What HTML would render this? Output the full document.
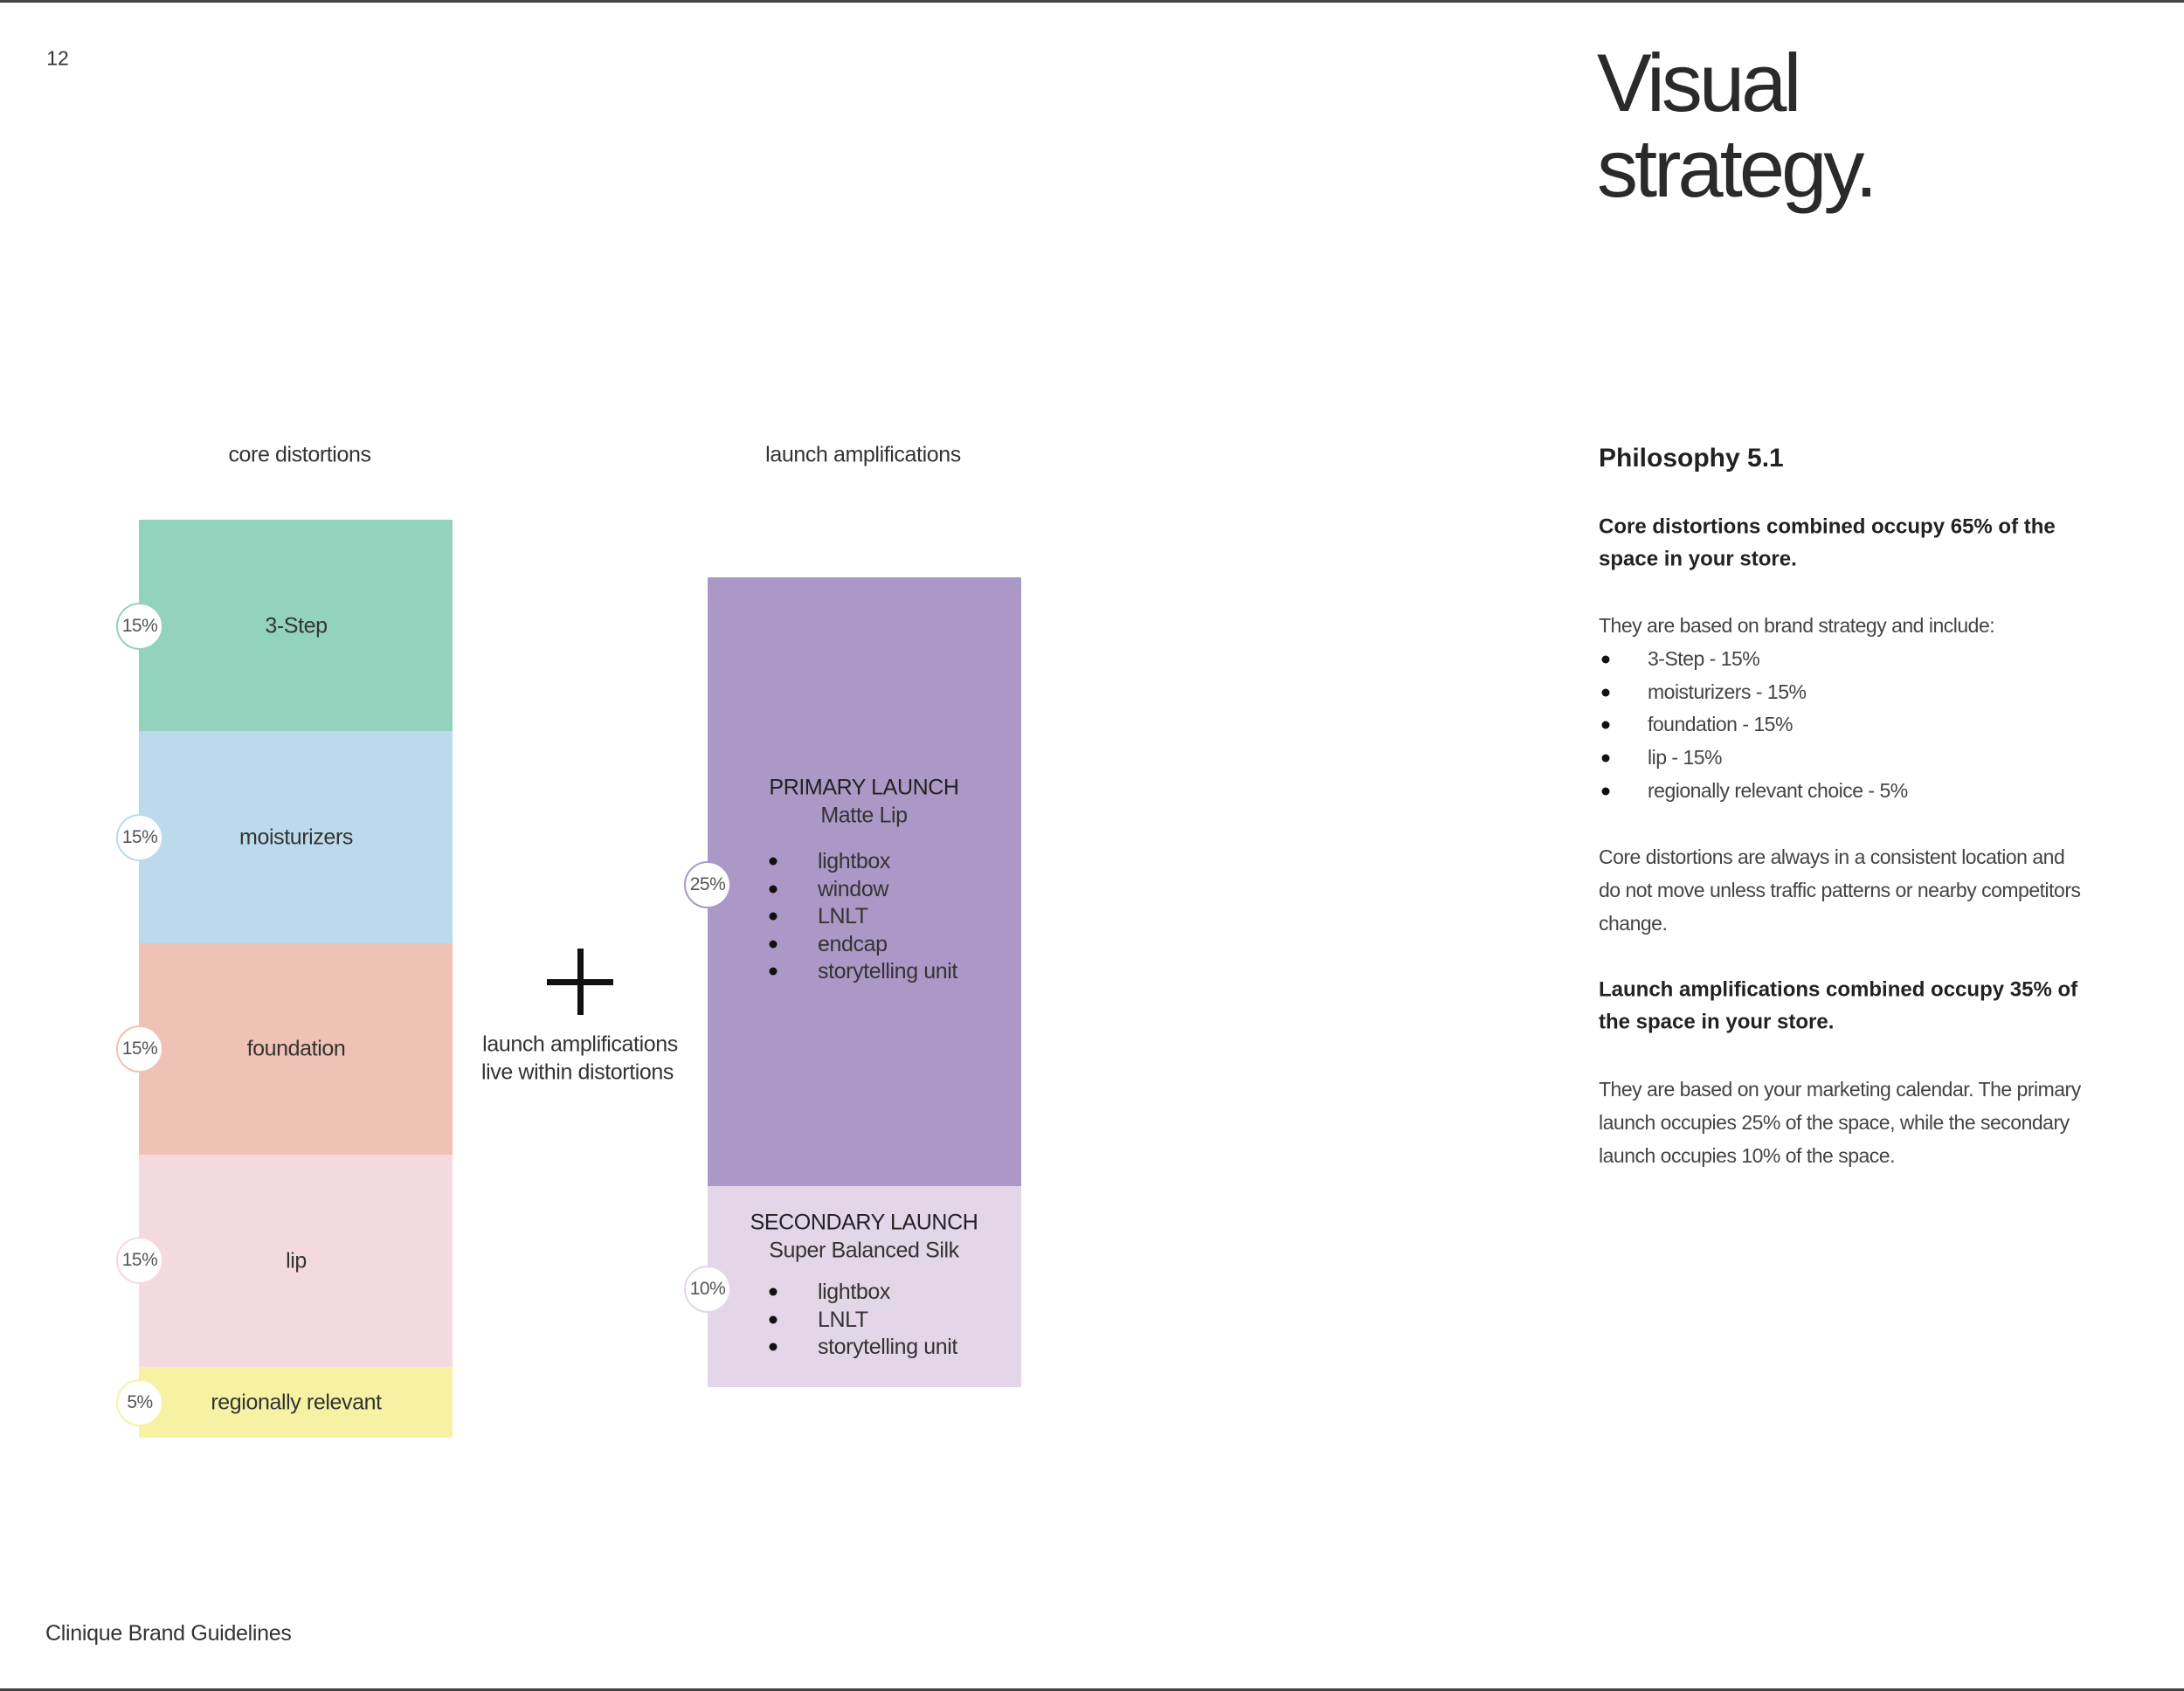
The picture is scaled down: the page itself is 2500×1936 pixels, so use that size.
<!DOCTYPE html>
<html><head><meta charset="utf-8"><style>
*{margin:0;padding:0;box-sizing:border-box}
body{width:2500px;height:1936px;position:relative;background:#fff;font-family:"Liberation Sans",sans-serif;color:#333;overflow:hidden}
.a{position:absolute;white-space:nowrap}
.c{position:absolute;white-space:nowrap;transform:translate(-50%,-50%);text-align:center}
.box{position:absolute}
.circ{position:absolute;width:54px;height:54px;border-radius:50%;background:#fff;border:2px solid;transform:translate(-50%,-50%);font-size:21px;line-height:50px;text-align:center;color:#555;letter-spacing:-0.5px}
.l{position:absolute;white-space:nowrap;font-size:23px;letter-spacing:-0.5px;color:#444;line-height:38px;transform:translateY(-50%)}
.b{position:absolute;white-space:nowrap;font-size:23px;font-weight:bold;color:#222;line-height:37px;transform:translateY(-50%)}
.t{font-size:25px;color:#333;letter-spacing:-0.4px}
.dot{position:absolute;width:9px;height:9px;border-radius:50%;background:#111;transform:translate(-50%,-50%)}
</style></head><body>
<div class="box" style="left:0;top:0;width:2500px;height:3px;background:#444"></div>
<div class="box" style="left:0;top:1933px;width:2500px;height:3px;background:#444"></div>
<div class="c" style="left:66px;top:67px;font-size:23px">12</div>
<div class="a" style="left:52px;top:1856px;font-size:25px;color:#333;letter-spacing:-0.3px">Clinique Brand Guidelines</div>

<div class="a" style="left:1828px;top:46px;font-size:94px;line-height:98px;color:#2a2a2a;letter-spacing:-4px;font-weight:300">Visual<br>strategy.</div>

<div class="c t" style="left:343px;top:521px">core distortions</div>
<div class="c t" style="left:988px;top:521px">launch amplifications</div>

<div class="box" style="left:159px;top:595px;width:359px;height:242px;background:#93d3bd"></div>
<div class="box" style="left:159px;top:837px;width:359px;height:243px;background:#bbdaeb"></div>
<div class="box" style="left:159px;top:1080px;width:359px;height:242px;background:#f0c1b5"></div>
<div class="box" style="left:159px;top:1322px;width:359px;height:243px;background:#f5d9e1"></div>
<div class="box" style="left:159px;top:1565px;width:359px;height:81px;background:#f7f1a4"></div>
<div class="c t" style="left:339px;top:717px">3-Step</div>
<div class="c t" style="left:339px;top:959px">moisturizers</div>
<div class="c t" style="left:339px;top:1201px">foundation</div>
<div class="c t" style="left:339px;top:1444px">lip</div>
<div class="c t" style="left:339px;top:1606px">regionally relevant</div>
<div class="circ" style="left:160px;top:717px;border-color:#93d3bd">15%</div>
<div class="circ" style="left:160px;top:959px;border-color:#bbdaeb">15%</div>
<div class="circ" style="left:160px;top:1201px;border-color:#f0c1b5">15%</div>
<div class="circ" style="left:160px;top:1443px;border-color:#f5d9e1">15%</div>
<div class="circ" style="left:160px;top:1606px;border-color:#f7f1a4">5%</div>

<div class="box" style="left:661px;top:1086px;width:7px;height:76px;background:#111"></div>
<div class="box" style="left:626px;top:1121px;width:76px;height:7px;background:#111"></div>
<div class="c t" style="left:664px;top:1196px">launch amplifications</div>
<div class="c t" style="left:661px;top:1228px">live within distortions</div>

<div class="box" style="left:810px;top:661px;width:359px;height:697px;background:#ab98c7"></div>
<div class="box" style="left:810px;top:1358px;width:359px;height:230px;background:#e3d6e8"></div>
<div class="c t" style="left:989px;top:902px;color:#222">PRIMARY LAUNCH</div>
<div class="c t" style="left:989px;top:934px">Matte Lip</div>
<div class="dot" style="left:885px;top:986px"></div><div class="l t" style="left:936px;top:986px">lightbox</div>
<div class="dot" style="left:885px;top:1018px"></div><div class="l t" style="left:936px;top:1018px">window</div>
<div class="dot" style="left:885px;top:1049px"></div><div class="l t" style="left:936px;top:1049px">LNLT</div>
<div class="dot" style="left:885px;top:1081px"></div><div class="l t" style="left:936px;top:1081px">endcap</div>
<div class="dot" style="left:885px;top:1112px"></div><div class="l t" style="left:936px;top:1112px">storytelling unit</div>
<div class="c t" style="left:989px;top:1400px;color:#222">SECONDARY LAUNCH</div>
<div class="c t" style="left:989px;top:1432px">Super Balanced Silk</div>
<div class="dot" style="left:885px;top:1479px"></div><div class="l t" style="left:936px;top:1479px">lightbox</div>
<div class="dot" style="left:885px;top:1511px"></div><div class="l t" style="left:936px;top:1511px">LNLT</div>
<div class="dot" style="left:885px;top:1542px"></div><div class="l t" style="left:936px;top:1542px">storytelling unit</div>
<div class="circ" style="left:810px;top:1013px;border-color:#ab98c7">25%</div>
<div class="circ" style="left:810px;top:1476px;border-color:#e3d6e8">10%</div>

<div class="a" style="left:1830px;top:508px;font-size:30px;font-weight:bold;color:#222">Philosophy 5.1</div>
<div class="b" style="left:1830px;top:603px;font-size:24px">Core distortions combined occupy 65% of the</div>
<div class="b" style="left:1830px;top:640px;font-size:24px">space in your store.</div>
<div class="l" style="left:1830px;top:716px">They are based on brand strategy and include:</div>
<div class="dot" style="left:1838px;top:755px"></div><div class="l" style="left:1886px;top:754px">3-Step - 15%</div>
<div class="dot" style="left:1838px;top:793px"></div><div class="l" style="left:1886px;top:792px">moisturizers - 15%</div>
<div class="dot" style="left:1838px;top:830px"></div><div class="l" style="left:1886px;top:829px">foundation - 15%</div>
<div class="dot" style="left:1838px;top:868px"></div><div class="l" style="left:1886px;top:867px">lip - 15%</div>
<div class="dot" style="left:1838px;top:906px"></div><div class="l" style="left:1886px;top:905px">regionally relevant choice - 5%</div>
<div class="l" style="left:1830px;top:981px">Core distortions are always in a consistent location and</div>
<div class="l" style="left:1830px;top:1019px">do not move unless traffic patterns or nearby competitors</div>
<div class="l" style="left:1830px;top:1057px">change.</div>
<div class="b" style="left:1830px;top:1133px;font-size:24px">Launch amplifications combined occupy 35% of</div>
<div class="b" style="left:1830px;top:1170px;font-size:24px">the space in your store.</div>
<div class="l" style="left:1830px;top:1247px">They are based on your marketing calendar. The primary</div>
<div class="l" style="left:1830px;top:1285px">launch occupies 25% of the space, while the secondary</div>
<div class="l" style="left:1830px;top:1323px">launch occupies 10% of the space.</div>
</body></html>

····················

Given task -
Pictures excluded, quote all the data above exactly.

Written answer -
What HTML would render this? Output the full document.
The picture is scaled down: the page itself is 2500×1936 pixels, so use that size.
<!DOCTYPE html>
<html><head><meta charset="utf-8"><style>
*{margin:0;padding:0;box-sizing:border-box}
body{width:2500px;height:1936px;position:relative;background:#fff;font-family:"Liberation Sans",sans-serif;color:#333;overflow:hidden}
.a{position:absolute;white-space:nowrap}
.c{position:absolute;white-space:nowrap;transform:translate(-50%,-50%);text-align:center}
.box{position:absolute}
.circ{position:absolute;width:54px;height:54px;border-radius:50%;background:#fff;border:2px solid;transform:translate(-50%,-50%);font-size:21px;line-height:50px;text-align:center;color:#555;letter-spacing:-0.5px}
.l{position:absolute;white-space:nowrap;font-size:23px;letter-spacing:-0.5px;color:#444;line-height:38px;transform:translateY(-50%)}
.b{position:absolute;white-space:nowrap;font-size:23px;font-weight:bold;color:#222;line-height:37px;transform:translateY(-50%)}
.t{font-size:25px;color:#333;letter-spacing:-0.4px}
.dot{position:absolute;width:9px;height:9px;border-radius:50%;background:#111;transform:translate(-50%,-50%)}
</style></head><body>
<div class="box" style="left:0;top:0;width:2500px;height:3px;background:#444"></div>
<div class="box" style="left:0;top:1933px;width:2500px;height:3px;background:#444"></div>
<div class="c" style="left:66px;top:67px;font-size:23px">12</div>
<div class="a" style="left:52px;top:1856px;font-size:25px;color:#333;letter-spacing:-0.3px">Clinique Brand Guidelines</div>

<div class="a" style="left:1828px;top:46px;font-size:94px;line-height:98px;color:#2a2a2a;letter-spacing:-4px;font-weight:300">Visual<br>strategy.</div>

<div class="c t" style="left:343px;top:521px">core distortions</div>
<div class="c t" style="left:988px;top:521px">launch amplifications</div>

<div class="box" style="left:159px;top:595px;width:359px;height:242px;background:#93d3bd"></div>
<div class="box" style="left:159px;top:837px;width:359px;height:243px;background:#bbdaeb"></div>
<div class="box" style="left:159px;top:1080px;width:359px;height:242px;background:#f0c1b5"></div>
<div class="box" style="left:159px;top:1322px;width:359px;height:243px;background:#f5d9e1"></div>
<div class="box" style="left:159px;top:1565px;width:359px;height:81px;background:#f7f1a4"></div>
<div class="c t" style="left:339px;top:717px">3-Step</div>
<div class="c t" style="left:339px;top:959px">moisturizers</div>
<div class="c t" style="left:339px;top:1201px">foundation</div>
<div class="c t" style="left:339px;top:1444px">lip</div>
<div class="c t" style="left:339px;top:1606px">regionally relevant</div>
<div class="circ" style="left:160px;top:717px;border-color:#93d3bd">15%</div>
<div class="circ" style="left:160px;top:959px;border-color:#bbdaeb">15%</div>
<div class="circ" style="left:160px;top:1201px;border-color:#f0c1b5">15%</div>
<div class="circ" style="left:160px;top:1443px;border-color:#f5d9e1">15%</div>
<div class="circ" style="left:160px;top:1606px;border-color:#f7f1a4">5%</div>

<div class="box" style="left:661px;top:1086px;width:7px;height:76px;background:#111"></div>
<div class="box" style="left:626px;top:1121px;width:76px;height:7px;background:#111"></div>
<div class="c t" style="left:664px;top:1196px">launch amplifications</div>
<div class="c t" style="left:661px;top:1228px">live within distortions</div>

<div class="box" style="left:810px;top:661px;width:359px;height:697px;background:#ab98c7"></div>
<div class="box" style="left:810px;top:1358px;width:359px;height:230px;background:#e3d6e8"></div>
<div class="c t" style="left:989px;top:902px;color:#222">PRIMARY LAUNCH</div>
<div class="c t" style="left:989px;top:934px">Matte Lip</div>
<div class="dot" style="left:885px;top:986px"></div><div class="l t" style="left:936px;top:986px">lightbox</div>
<div class="dot" style="left:885px;top:1018px"></div><div class="l t" style="left:936px;top:1018px">window</div>
<div class="dot" style="left:885px;top:1049px"></div><div class="l t" style="left:936px;top:1049px">LNLT</div>
<div class="dot" style="left:885px;top:1081px"></div><div class="l t" style="left:936px;top:1081px">endcap</div>
<div class="dot" style="left:885px;top:1112px"></div><div class="l t" style="left:936px;top:1112px">storytelling unit</div>
<div class="c t" style="left:989px;top:1400px;color:#222">SECONDARY LAUNCH</div>
<div class="c t" style="left:989px;top:1432px">Super Balanced Silk</div>
<div class="dot" style="left:885px;top:1479px"></div><div class="l t" style="left:936px;top:1479px">lightbox</div>
<div class="dot" style="left:885px;top:1511px"></div><div class="l t" style="left:936px;top:1511px">LNLT</div>
<div class="dot" style="left:885px;top:1542px"></div><div class="l t" style="left:936px;top:1542px">storytelling unit</div>
<div class="circ" style="left:810px;top:1013px;border-color:#ab98c7">25%</div>
<div class="circ" style="left:810px;top:1476px;border-color:#e3d6e8">10%</div>

<div class="a" style="left:1830px;top:508px;font-size:30px;font-weight:bold;color:#222">Philosophy 5.1</div>
<div class="b" style="left:1830px;top:603px;font-size:24px">Core distortions combined occupy 65% of the</div>
<div class="b" style="left:1830px;top:640px;font-size:24px">space in your store.</div>
<div class="l" style="left:1830px;top:716px">They are based on brand strategy and include:</div>
<div class="dot" style="left:1838px;top:755px"></div><div class="l" style="left:1886px;top:754px">3-Step - 15%</div>
<div class="dot" style="left:1838px;top:793px"></div><div class="l" style="left:1886px;top:792px">moisturizers - 15%</div>
<div class="dot" style="left:1838px;top:830px"></div><div class="l" style="left:1886px;top:829px">foundation - 15%</div>
<div class="dot" style="left:1838px;top:868px"></div><div class="l" style="left:1886px;top:867px">lip - 15%</div>
<div class="dot" style="left:1838px;top:906px"></div><div class="l" style="left:1886px;top:905px">regionally relevant choice - 5%</div>
<div class="l" style="left:1830px;top:981px">Core distortions are always in a consistent location and</div>
<div class="l" style="left:1830px;top:1019px">do not move unless traffic patterns or nearby competitors</div>
<div class="l" style="left:1830px;top:1057px">change.</div>
<div class="b" style="left:1830px;top:1133px;font-size:24px">Launch amplifications combined occupy 35% of</div>
<div class="b" style="left:1830px;top:1170px;font-size:24px">the space in your store.</div>
<div class="l" style="left:1830px;top:1247px">They are based on your marketing calendar. The primary</div>
<div class="l" style="left:1830px;top:1285px">launch occupies 25% of the space, while the secondary</div>
<div class="l" style="left:1830px;top:1323px">launch occupies 10% of the space.</div>
</body></html>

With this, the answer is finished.